Kommen wir abschließend zum gänzlich Unverständlichen: Wie ist es überhaupt möglich, dass ein Mensch 100 Jahre alt wird? Wie kann es sein, dass sich eine 100-jährige Schwangerschaftsgymnastin zwanzigmal schneller vom Sofa erheben kann als ein kaum manövrierfähiger 32-jähriger Journalist? Warum strahlt eine 100-Jährige mehr unverbrauchte Lebensenergie aus als manche 18-Jährige? Wie kann es sein, dass es im Land der PISA-Versager eine 100-Jährige gibt, deren mündlicher Sprachgebrauch leuchtendes Vorbild für so manchen Jugendlichen sein könnte. Alles gänzlich unbergreifliche Phänomene! Mysterien, die nicht ergründet werden können, aber auch nicht sollen!

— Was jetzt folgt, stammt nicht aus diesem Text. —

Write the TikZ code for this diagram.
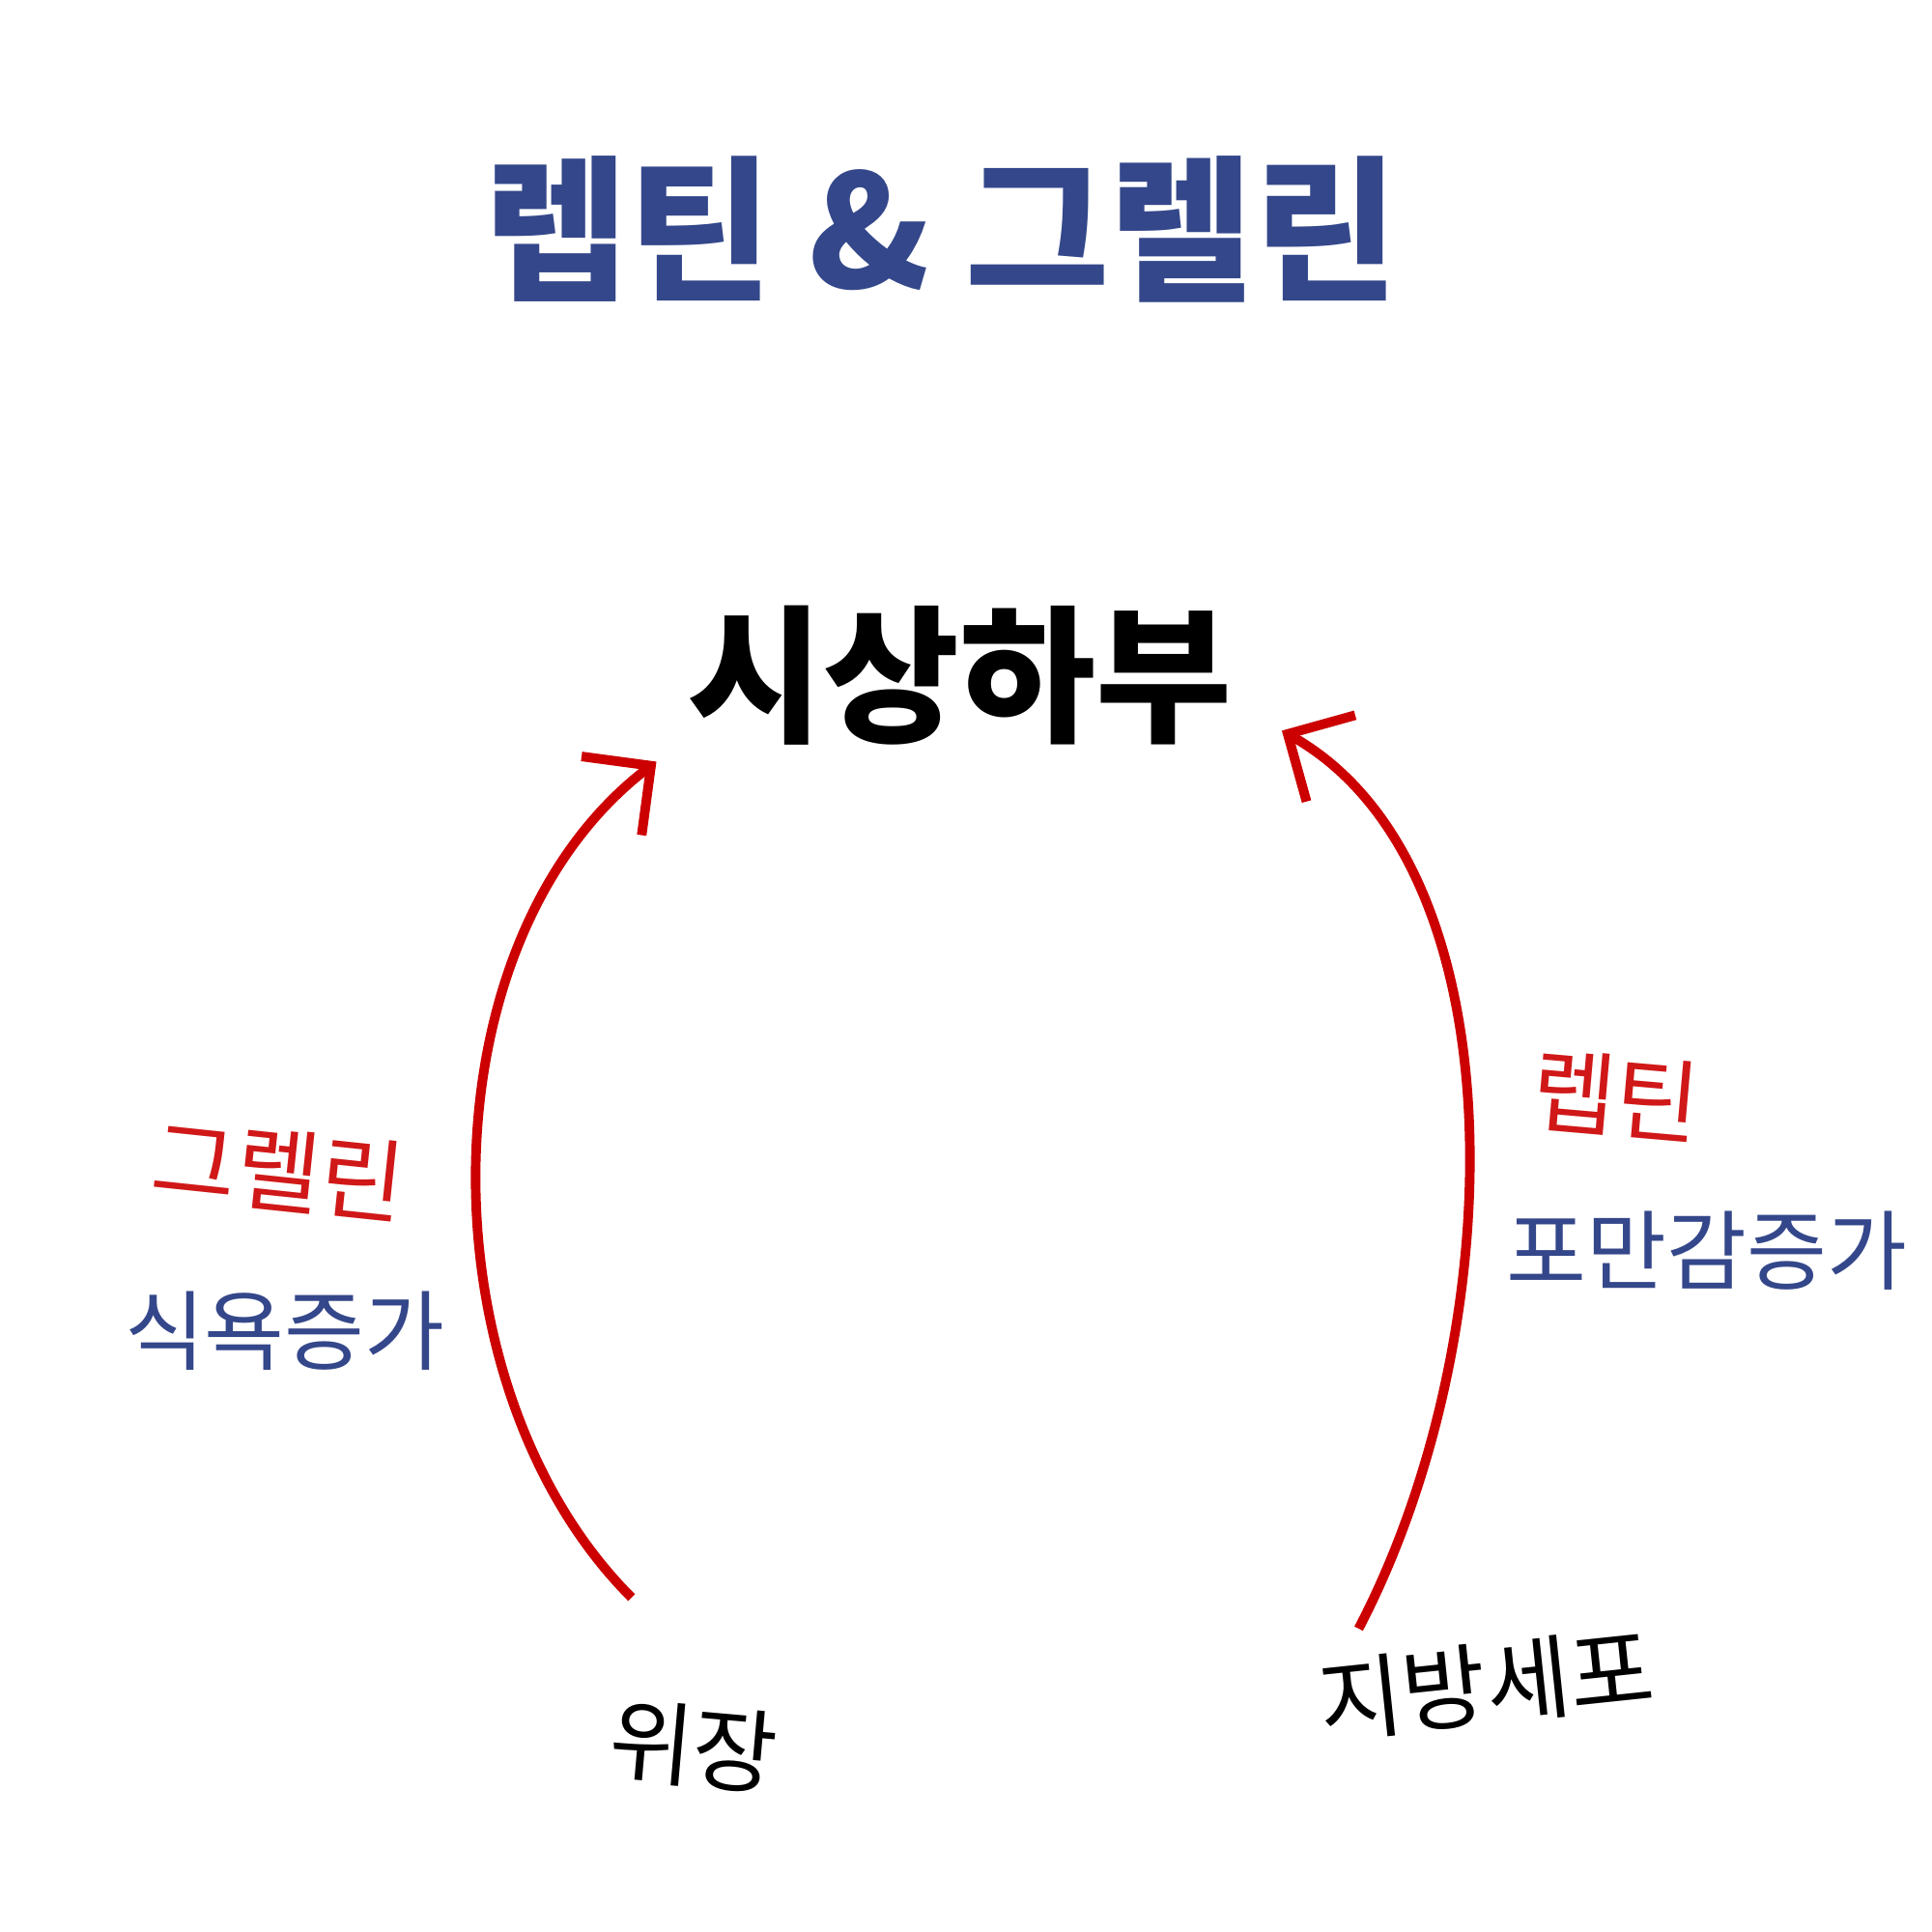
\documentclass[tikz,border=0pt]{standalone}
\usepackage{fontspec}
\setmainfont{Noto Sans CJK KR}
\usetikzlibrary{arrows.meta}
\definecolor{navy}{HTML}{34478A}
\definecolor{hred}{HTML}{D01818}
\tikzset{
  hand/.style={red!80!black,line width=2.2pt,-{Straight Barb[length=4mm,width=8mm]}},
  note/.style={text=navy,font=\fontsize{20}{22}\selectfont},
  scrib/.style={font=\fontsize{21}{23}\selectfont}
}
\begin{document}
\begin{tikzpicture}
  \useasboundingbox (0,0) rectangle (15.6,-15.6);
  \node[text=navy,font=\fontsize{36}{40}\bfseries\selectfont] (title) at (7.6,-1.85) {렙틴 \& 그렐린};
  \node[font=\fontsize{34}{38}\bfseries\selectfont] (hypo) at (7.75,-5.45) {시상하부};

  \node[scrib,rotate=-5] (gut) at (5.6,-14.1) {위장};
  \node[scrib,rotate=6] (fat) at (12.0,-13.6) {지방세포};

  \node[scrib,text=hred,rotate=-6] (ghrelin) at (2.25,-9.45) {그렐린};
  \node[note] (appetite) at (2.3,-10.75) {식욕증가};
  \node[scrib,text=hred,rotate=-5] (leptin) at (13.05,-8.85) {렙틴};
  \node[note] (satiety) at (13.78,-10.1) {포만감증가};

  \coordinate (gutTop) at (5.1,-12.9);
  \coordinate (hypoL) at (5.3,-6.15);
  \coordinate (fatTop) at (10.97,-13.15);
  \coordinate (hypoR) at (10.35,-5.9);

  \draw[hand] (gutTop) .. controls (3.4,-11.2) and (3.4,-7.6) .. (hypoL);
  \draw[hand] (fatTop) .. controls (12.2,-10.8) and (12.3,-7.0) .. (hypoR);
\end{tikzpicture}
\end{document}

Als Journalist träumt man sein Leben lang von der einzigen, fetten, dicken, satten, unverwechselbaren Schlagzeile im Stile der Bild-Zeitung „Wir sind Papst“. Ich freue mich schon seit Monaten auf die Schlagzeile meines Journalistenlebens: „Die Unsterbliche – Schwester Engeltraud wird 100“. Mein Dank gebührt in allererster Linie dem Geburtstagskind, das tapfer durchgehalten und diese Schlagzeile überhaupt erst ermöglicht hat. Wer unsterblich ist, ist über jeden Zweifel erhaben, ist menschlichen Vergänglichkeitskategorien längst entrückt, ist Bestandteil eines größeren, göttlichen Zusammenhangs. Der bekannte Fernsehmoderator Robert Lembke hat über das Alter einmal Folgendes gesagt:
„Alt werden ist natürlich kein reines Vergnügen. Aber denken wir an die einzige Alternative.“ In diesem Sinne: Vermeiden Sie, Schwester Engeltraud, auch in den nächsten 100 Jahren diese einzige denkbare Alternative, ertragen Sie die Unbilden des Alters weiterhin mit der Ihnen eigenen Mischung aus trotziger Gelassenheit, weltlichem Humor und Gottesfürchtigkeit. Bleiben Sie uns noch möglichst lange erhalten!